| DO THIS |
Leave the pictures out and retype the lines from the beginning through the line with "0.00177, 0.00161, 0.00539]", both ends included.

| PROVIDED MATERIAL |
* * *

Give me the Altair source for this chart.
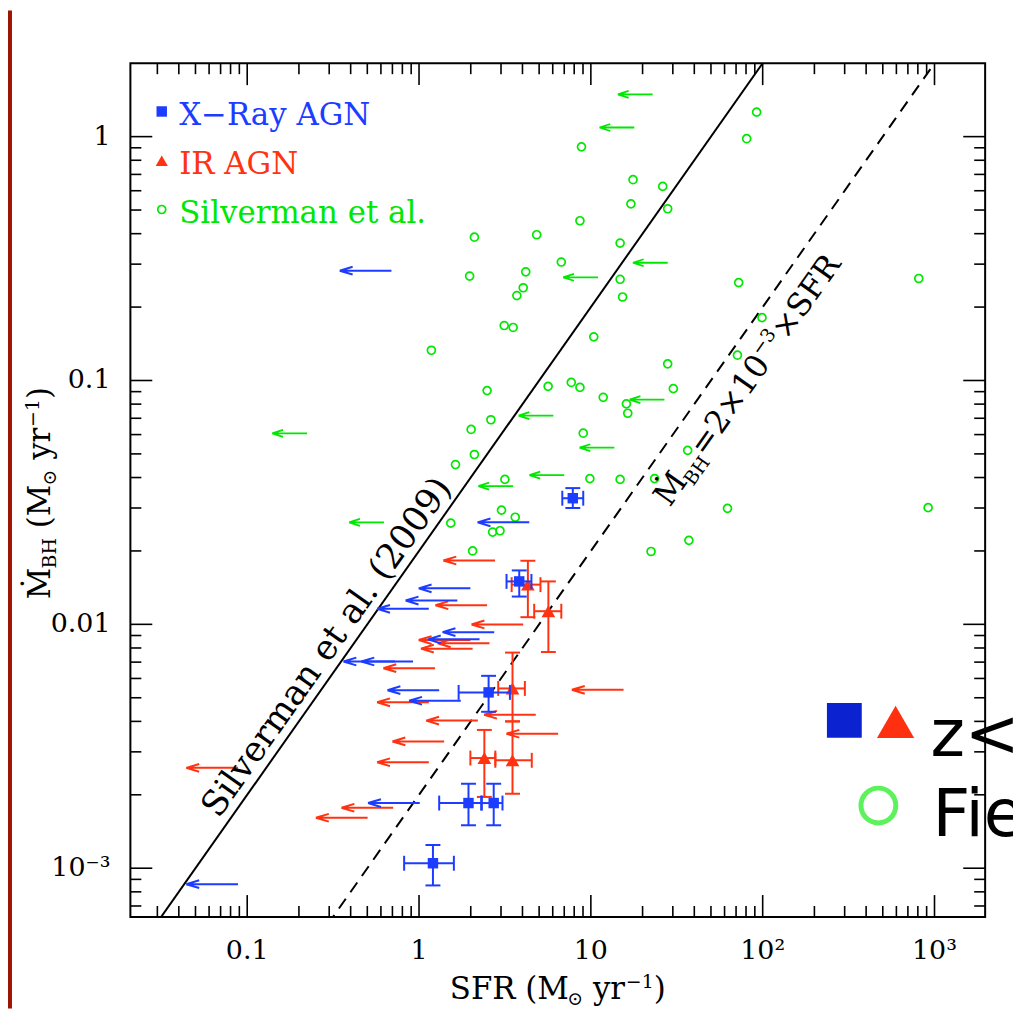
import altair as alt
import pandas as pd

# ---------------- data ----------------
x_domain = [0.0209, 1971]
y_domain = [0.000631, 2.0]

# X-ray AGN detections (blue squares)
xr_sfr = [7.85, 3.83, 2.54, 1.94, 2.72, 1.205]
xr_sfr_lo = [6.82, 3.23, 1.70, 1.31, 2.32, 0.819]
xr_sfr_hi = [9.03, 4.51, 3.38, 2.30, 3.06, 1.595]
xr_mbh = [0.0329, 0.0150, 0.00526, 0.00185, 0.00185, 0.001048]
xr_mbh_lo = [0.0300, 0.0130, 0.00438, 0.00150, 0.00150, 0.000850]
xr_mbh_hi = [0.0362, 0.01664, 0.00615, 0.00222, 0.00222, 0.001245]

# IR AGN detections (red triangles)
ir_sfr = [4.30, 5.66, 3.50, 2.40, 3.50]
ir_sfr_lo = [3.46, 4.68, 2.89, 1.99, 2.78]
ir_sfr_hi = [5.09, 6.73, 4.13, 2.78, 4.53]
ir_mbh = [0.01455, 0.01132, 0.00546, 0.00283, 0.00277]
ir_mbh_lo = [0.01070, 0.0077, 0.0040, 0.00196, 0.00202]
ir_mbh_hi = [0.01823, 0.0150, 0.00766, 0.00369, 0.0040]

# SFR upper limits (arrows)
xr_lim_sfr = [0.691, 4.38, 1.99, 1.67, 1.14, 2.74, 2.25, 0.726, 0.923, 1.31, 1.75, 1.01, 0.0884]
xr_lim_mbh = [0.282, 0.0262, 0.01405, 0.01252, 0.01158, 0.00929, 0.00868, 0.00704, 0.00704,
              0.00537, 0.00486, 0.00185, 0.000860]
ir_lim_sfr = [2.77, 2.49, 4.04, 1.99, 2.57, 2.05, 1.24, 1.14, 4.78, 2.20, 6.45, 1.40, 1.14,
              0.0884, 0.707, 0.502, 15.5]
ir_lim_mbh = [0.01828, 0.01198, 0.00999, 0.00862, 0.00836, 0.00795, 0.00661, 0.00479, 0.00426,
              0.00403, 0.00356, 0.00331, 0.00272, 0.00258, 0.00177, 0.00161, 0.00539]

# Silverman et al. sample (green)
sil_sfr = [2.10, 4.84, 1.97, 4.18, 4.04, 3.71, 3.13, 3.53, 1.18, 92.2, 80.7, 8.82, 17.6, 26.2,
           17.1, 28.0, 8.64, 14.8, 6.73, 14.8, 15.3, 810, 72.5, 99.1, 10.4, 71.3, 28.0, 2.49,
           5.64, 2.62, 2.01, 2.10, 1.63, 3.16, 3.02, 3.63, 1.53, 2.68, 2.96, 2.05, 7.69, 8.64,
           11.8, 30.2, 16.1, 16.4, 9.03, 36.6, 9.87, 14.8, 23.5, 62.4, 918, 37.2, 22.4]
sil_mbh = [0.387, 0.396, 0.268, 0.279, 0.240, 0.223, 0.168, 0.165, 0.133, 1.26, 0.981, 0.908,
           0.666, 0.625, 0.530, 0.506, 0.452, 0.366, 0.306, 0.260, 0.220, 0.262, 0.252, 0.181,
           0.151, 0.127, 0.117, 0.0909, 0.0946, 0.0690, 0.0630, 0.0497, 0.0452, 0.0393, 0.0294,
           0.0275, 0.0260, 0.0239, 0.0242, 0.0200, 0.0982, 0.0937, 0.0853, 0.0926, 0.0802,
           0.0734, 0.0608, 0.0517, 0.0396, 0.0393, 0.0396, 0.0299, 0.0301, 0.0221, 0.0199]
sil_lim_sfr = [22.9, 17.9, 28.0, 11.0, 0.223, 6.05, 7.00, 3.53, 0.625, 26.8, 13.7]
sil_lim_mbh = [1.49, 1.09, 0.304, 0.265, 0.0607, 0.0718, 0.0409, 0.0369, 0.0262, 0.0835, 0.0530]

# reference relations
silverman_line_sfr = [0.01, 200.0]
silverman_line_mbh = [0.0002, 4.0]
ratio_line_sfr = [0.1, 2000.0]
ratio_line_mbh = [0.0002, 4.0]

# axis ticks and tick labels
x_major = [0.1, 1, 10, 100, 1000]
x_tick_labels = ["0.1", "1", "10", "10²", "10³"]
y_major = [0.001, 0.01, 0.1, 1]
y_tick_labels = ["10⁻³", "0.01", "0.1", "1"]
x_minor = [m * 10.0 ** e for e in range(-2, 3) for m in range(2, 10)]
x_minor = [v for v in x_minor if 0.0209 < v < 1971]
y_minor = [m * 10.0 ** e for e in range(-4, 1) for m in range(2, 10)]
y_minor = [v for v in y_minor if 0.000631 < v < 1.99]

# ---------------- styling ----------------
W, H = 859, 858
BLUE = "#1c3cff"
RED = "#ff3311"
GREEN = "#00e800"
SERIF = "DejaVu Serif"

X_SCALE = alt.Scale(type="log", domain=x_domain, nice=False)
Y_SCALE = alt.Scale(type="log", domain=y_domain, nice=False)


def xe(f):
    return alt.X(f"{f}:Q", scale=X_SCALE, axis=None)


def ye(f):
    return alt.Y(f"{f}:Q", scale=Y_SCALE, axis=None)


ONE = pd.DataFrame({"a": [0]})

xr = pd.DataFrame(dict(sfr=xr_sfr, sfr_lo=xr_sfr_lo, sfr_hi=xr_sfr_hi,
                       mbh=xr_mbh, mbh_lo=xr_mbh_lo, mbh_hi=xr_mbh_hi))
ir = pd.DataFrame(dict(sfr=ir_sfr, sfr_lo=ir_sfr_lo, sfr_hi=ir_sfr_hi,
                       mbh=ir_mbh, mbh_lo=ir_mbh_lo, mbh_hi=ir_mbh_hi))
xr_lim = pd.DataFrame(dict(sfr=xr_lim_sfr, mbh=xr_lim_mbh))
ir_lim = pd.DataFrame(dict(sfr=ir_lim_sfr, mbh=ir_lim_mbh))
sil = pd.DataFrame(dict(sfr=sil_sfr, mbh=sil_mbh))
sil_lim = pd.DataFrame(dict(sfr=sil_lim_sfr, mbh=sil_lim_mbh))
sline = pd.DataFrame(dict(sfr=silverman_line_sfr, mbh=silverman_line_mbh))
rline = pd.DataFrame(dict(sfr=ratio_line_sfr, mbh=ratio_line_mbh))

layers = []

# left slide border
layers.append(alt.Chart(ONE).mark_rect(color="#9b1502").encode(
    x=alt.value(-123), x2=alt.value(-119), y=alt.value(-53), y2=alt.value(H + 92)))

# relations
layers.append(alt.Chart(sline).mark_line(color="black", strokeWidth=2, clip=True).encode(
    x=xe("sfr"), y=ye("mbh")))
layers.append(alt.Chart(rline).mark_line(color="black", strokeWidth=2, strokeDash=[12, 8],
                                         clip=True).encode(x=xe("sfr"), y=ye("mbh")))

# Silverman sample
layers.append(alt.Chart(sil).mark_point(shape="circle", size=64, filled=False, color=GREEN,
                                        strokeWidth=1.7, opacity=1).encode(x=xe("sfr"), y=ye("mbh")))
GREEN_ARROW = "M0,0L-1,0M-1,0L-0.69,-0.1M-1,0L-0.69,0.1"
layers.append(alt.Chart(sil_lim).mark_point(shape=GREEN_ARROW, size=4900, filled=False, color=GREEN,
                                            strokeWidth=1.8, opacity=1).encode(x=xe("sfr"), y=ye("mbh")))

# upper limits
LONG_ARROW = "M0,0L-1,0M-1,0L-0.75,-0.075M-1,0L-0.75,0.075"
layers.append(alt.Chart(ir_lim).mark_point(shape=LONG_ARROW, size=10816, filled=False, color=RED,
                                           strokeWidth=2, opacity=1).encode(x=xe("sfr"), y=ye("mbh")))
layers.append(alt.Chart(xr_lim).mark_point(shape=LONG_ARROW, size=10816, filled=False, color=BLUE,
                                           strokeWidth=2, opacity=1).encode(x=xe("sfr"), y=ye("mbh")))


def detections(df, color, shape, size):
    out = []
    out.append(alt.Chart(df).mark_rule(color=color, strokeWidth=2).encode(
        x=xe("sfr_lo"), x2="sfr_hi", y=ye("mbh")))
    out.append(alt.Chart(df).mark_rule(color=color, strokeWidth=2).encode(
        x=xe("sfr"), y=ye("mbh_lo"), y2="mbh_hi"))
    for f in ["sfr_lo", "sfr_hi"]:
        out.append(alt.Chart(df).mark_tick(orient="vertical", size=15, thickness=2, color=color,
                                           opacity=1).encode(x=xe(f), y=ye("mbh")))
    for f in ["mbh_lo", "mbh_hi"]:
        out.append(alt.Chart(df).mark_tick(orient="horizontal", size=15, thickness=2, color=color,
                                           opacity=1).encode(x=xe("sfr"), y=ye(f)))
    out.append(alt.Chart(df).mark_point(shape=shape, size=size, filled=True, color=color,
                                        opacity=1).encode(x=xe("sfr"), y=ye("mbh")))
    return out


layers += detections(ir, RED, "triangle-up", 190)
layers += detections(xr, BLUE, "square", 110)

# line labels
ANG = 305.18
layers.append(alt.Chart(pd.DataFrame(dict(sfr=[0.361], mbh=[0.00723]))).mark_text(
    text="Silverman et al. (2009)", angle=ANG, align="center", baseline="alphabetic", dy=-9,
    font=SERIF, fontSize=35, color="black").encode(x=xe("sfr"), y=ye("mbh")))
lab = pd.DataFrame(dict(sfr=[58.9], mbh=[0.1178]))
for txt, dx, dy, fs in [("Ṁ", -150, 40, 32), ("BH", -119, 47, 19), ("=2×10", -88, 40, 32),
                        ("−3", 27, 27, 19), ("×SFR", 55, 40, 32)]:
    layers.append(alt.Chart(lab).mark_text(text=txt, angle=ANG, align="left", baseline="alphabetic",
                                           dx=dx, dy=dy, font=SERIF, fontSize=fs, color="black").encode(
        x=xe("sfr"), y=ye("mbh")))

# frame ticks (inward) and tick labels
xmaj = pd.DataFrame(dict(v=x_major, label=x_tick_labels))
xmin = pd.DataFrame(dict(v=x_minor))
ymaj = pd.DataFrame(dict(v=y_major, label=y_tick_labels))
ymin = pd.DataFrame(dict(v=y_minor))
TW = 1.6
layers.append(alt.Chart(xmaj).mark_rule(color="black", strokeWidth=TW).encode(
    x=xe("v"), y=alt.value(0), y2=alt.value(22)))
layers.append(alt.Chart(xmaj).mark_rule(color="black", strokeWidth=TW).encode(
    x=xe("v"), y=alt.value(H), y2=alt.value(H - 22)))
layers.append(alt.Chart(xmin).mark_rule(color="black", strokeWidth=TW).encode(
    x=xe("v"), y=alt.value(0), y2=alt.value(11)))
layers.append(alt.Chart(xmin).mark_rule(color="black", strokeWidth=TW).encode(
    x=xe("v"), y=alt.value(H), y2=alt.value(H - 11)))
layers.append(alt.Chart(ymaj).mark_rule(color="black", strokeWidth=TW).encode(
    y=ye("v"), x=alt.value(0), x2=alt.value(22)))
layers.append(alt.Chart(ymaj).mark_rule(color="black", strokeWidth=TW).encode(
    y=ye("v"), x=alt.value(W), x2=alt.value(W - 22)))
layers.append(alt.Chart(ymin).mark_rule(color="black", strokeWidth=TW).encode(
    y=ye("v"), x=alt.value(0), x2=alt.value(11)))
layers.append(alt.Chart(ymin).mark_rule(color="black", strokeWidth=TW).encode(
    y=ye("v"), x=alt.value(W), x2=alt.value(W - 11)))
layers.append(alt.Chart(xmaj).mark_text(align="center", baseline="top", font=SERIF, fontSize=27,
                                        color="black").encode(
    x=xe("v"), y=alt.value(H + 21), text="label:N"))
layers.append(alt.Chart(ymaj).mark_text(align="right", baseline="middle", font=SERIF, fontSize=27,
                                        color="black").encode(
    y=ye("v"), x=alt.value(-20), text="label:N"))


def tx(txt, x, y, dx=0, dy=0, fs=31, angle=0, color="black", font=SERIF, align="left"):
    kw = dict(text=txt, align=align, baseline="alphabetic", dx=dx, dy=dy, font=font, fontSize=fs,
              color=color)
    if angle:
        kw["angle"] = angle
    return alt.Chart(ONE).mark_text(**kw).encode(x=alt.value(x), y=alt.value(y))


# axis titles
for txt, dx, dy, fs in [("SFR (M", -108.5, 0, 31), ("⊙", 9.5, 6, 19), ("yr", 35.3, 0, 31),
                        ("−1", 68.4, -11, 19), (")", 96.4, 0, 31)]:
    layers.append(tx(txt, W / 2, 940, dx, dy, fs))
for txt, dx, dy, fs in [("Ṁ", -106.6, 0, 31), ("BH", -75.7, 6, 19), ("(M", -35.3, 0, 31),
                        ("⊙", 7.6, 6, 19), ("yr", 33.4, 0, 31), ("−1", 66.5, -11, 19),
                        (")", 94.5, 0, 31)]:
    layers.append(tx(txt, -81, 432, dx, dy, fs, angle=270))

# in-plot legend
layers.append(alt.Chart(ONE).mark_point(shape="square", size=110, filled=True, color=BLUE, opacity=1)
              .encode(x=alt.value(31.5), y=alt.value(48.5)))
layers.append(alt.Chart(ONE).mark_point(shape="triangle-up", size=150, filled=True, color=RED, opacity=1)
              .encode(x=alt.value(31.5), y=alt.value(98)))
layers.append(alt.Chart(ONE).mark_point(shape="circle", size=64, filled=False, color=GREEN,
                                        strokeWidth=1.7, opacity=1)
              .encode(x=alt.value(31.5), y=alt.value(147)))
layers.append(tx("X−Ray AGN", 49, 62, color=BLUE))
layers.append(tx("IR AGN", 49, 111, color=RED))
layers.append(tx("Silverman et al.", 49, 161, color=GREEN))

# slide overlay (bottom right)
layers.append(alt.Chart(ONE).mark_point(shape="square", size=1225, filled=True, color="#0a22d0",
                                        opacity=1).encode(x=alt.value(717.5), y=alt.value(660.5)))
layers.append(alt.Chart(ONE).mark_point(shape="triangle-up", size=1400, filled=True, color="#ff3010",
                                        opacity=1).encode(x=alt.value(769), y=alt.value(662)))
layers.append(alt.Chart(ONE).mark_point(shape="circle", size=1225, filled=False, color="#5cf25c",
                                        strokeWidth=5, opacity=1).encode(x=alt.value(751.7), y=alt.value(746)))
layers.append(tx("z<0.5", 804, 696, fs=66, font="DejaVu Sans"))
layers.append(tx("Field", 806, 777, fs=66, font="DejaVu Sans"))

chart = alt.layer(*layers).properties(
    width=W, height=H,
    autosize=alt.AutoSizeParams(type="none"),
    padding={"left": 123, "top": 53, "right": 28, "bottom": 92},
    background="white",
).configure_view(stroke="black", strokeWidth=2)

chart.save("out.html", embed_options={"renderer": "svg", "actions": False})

* * *

| WRITTEN ANSWER |
Give me the Altair source for this chart.
import altair as alt
import pandas as pd

# ---------------- data ----------------
x_domain = [0.0209, 1971]
y_domain = [0.000631, 2.0]

# X-ray AGN detections (blue squares)
xr_sfr = [7.85, 3.83, 2.54, 1.94, 2.72, 1.205]
xr_sfr_lo = [6.82, 3.23, 1.70, 1.31, 2.32, 0.819]
xr_sfr_hi = [9.03, 4.51, 3.38, 2.30, 3.06, 1.595]
xr_mbh = [0.0329, 0.0150, 0.00526, 0.00185, 0.00185, 0.001048]
xr_mbh_lo = [0.0300, 0.0130, 0.00438, 0.00150, 0.00150, 0.000850]
xr_mbh_hi = [0.0362, 0.01664, 0.00615, 0.00222, 0.00222, 0.001245]

# IR AGN detections (red triangles)
ir_sfr = [4.30, 5.66, 3.50, 2.40, 3.50]
ir_sfr_lo = [3.46, 4.68, 2.89, 1.99, 2.78]
ir_sfr_hi = [5.09, 6.73, 4.13, 2.78, 4.53]
ir_mbh = [0.01455, 0.01132, 0.00546, 0.00283, 0.00277]
ir_mbh_lo = [0.01070, 0.0077, 0.0040, 0.00196, 0.00202]
ir_mbh_hi = [0.01823, 0.0150, 0.00766, 0.00369, 0.0040]

# SFR upper limits (arrows)
xr_lim_sfr = [0.691, 4.38, 1.99, 1.67, 1.14, 2.74, 2.25, 0.726, 0.923, 1.31, 1.75, 1.01, 0.0884]
xr_lim_mbh = [0.282, 0.0262, 0.01405, 0.01252, 0.01158, 0.00929, 0.00868, 0.00704, 0.00704,
              0.00537, 0.00486, 0.00185, 0.000860]
ir_lim_sfr = [2.77, 2.49, 4.04, 1.99, 2.57, 2.05, 1.24, 1.14, 4.78, 2.20, 6.45, 1.40, 1.14,
              0.0884, 0.707, 0.502, 15.5]
ir_lim_mbh = [0.01828, 0.01198, 0.00999, 0.00862, 0.00836, 0.00795, 0.00661, 0.00479, 0.00426,
              0.00403, 0.00356, 0.00331, 0.00272, 0.00258, 0.00177, 0.00161, 0.00539]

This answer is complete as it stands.